**WHAT TO WORK ON**
List each line holding the string "this".

::::::

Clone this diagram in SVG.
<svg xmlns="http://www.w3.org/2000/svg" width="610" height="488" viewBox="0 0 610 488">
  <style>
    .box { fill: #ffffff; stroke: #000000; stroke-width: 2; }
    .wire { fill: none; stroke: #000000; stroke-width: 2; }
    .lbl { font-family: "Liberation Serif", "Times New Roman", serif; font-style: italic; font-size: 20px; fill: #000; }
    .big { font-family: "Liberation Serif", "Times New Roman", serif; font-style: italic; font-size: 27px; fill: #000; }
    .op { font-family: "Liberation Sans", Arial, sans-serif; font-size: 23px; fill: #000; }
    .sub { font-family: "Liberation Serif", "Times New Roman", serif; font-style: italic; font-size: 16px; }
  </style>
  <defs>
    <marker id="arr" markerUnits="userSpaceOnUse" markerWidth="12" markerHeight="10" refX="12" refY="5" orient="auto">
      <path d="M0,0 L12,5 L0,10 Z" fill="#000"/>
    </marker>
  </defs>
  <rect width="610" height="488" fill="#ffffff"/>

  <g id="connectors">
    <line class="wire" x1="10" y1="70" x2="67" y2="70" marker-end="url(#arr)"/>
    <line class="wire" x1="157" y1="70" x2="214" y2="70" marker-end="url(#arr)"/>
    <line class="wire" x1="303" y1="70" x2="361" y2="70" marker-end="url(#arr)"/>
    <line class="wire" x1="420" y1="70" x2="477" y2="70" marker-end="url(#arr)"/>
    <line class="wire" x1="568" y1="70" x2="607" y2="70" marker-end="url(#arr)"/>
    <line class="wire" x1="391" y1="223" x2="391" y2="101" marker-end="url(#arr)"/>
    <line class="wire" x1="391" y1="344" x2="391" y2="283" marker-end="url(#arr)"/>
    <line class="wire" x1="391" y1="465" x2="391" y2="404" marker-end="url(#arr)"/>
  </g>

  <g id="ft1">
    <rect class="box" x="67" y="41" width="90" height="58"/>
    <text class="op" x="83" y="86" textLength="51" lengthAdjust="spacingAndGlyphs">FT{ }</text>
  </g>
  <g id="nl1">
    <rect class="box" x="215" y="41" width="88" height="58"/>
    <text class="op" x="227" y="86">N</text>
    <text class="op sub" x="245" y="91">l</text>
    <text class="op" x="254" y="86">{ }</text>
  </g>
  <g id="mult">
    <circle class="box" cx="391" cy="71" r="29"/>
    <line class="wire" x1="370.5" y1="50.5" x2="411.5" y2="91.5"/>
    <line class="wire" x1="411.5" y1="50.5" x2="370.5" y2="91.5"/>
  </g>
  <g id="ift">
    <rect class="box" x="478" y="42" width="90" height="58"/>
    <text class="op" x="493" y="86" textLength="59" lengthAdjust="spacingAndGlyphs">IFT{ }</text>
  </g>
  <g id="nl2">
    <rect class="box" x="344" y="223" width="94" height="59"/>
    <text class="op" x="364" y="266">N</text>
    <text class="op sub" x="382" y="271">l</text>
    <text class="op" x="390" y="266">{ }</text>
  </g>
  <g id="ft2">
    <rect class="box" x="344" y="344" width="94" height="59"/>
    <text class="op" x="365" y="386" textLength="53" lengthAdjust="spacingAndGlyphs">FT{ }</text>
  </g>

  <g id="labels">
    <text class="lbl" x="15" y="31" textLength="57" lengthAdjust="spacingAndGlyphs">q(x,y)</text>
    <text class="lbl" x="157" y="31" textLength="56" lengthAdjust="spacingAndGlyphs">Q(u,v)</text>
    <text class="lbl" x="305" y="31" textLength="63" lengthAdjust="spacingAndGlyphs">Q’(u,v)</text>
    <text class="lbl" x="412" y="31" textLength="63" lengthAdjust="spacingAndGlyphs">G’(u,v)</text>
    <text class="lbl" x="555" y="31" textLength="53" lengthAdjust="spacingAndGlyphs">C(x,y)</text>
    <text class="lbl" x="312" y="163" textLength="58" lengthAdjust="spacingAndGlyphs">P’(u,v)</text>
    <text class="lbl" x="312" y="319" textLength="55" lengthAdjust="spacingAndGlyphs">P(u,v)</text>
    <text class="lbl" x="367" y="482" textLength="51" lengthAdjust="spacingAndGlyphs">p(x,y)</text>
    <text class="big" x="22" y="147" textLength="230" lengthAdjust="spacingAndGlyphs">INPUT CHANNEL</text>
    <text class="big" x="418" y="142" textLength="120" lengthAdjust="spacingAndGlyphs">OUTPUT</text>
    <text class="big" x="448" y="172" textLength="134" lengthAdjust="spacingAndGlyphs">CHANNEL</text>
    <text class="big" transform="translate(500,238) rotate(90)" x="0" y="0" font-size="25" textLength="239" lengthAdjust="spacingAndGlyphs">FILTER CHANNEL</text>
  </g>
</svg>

::::::

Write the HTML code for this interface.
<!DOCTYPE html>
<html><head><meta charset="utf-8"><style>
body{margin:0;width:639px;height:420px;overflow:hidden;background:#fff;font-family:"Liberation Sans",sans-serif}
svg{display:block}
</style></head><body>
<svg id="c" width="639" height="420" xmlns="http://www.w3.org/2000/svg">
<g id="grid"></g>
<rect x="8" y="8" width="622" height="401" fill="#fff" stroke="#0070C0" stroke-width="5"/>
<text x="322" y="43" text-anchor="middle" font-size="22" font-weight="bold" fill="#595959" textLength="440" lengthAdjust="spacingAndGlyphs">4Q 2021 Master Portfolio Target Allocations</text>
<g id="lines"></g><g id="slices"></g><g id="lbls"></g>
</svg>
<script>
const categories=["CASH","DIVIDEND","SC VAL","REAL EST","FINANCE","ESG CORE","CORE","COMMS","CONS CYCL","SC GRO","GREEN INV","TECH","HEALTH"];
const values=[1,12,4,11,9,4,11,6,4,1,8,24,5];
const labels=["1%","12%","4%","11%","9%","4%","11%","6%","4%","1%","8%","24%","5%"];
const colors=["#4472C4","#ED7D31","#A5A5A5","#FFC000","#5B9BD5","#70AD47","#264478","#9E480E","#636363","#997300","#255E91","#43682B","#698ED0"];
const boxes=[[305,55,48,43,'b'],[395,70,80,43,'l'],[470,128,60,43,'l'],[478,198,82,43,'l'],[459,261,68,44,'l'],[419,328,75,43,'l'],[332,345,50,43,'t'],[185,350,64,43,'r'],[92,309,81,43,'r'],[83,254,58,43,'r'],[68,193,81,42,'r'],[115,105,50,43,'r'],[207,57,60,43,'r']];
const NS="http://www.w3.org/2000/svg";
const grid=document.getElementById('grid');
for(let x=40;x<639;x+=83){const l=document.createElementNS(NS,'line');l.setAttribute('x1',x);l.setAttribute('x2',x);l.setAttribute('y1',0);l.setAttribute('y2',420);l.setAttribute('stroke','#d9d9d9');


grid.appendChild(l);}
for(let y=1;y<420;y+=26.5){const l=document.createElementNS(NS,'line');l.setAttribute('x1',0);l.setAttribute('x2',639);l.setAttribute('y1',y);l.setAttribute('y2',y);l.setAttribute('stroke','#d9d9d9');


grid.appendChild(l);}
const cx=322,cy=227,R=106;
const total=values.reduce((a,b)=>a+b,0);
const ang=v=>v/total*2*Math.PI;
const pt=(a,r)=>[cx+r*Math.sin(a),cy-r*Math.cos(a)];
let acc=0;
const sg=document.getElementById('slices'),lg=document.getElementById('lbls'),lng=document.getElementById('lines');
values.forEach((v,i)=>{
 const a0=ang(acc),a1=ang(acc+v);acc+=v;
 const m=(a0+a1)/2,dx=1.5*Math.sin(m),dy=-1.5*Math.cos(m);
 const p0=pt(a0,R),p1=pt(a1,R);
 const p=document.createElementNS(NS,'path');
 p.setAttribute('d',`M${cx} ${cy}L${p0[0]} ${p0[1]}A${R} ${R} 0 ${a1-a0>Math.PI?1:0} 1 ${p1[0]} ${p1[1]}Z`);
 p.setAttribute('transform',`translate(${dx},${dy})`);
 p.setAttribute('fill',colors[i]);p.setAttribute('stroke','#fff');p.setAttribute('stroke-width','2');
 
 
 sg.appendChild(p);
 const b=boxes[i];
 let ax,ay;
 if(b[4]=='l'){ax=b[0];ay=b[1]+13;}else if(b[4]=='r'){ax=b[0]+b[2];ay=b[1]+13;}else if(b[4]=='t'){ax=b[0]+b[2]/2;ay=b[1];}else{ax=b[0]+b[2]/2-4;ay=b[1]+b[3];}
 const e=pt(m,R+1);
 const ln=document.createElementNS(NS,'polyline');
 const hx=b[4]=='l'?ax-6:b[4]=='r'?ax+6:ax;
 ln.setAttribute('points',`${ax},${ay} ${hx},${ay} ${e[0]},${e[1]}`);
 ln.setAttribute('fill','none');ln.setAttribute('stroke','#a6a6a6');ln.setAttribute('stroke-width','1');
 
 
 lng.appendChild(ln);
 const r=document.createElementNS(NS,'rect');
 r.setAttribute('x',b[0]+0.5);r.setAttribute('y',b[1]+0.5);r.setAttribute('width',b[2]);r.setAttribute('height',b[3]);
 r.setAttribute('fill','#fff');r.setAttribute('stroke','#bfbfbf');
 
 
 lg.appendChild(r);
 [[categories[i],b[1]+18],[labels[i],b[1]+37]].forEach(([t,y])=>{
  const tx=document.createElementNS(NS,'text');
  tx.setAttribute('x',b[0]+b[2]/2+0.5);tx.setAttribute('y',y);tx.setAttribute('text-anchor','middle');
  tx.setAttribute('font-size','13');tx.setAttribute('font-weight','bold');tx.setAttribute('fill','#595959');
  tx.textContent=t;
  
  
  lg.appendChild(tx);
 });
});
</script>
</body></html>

::::::

**EXERCISE SOLUTION**
Clone this diagram in SVG.
Write the HTML code for this interface.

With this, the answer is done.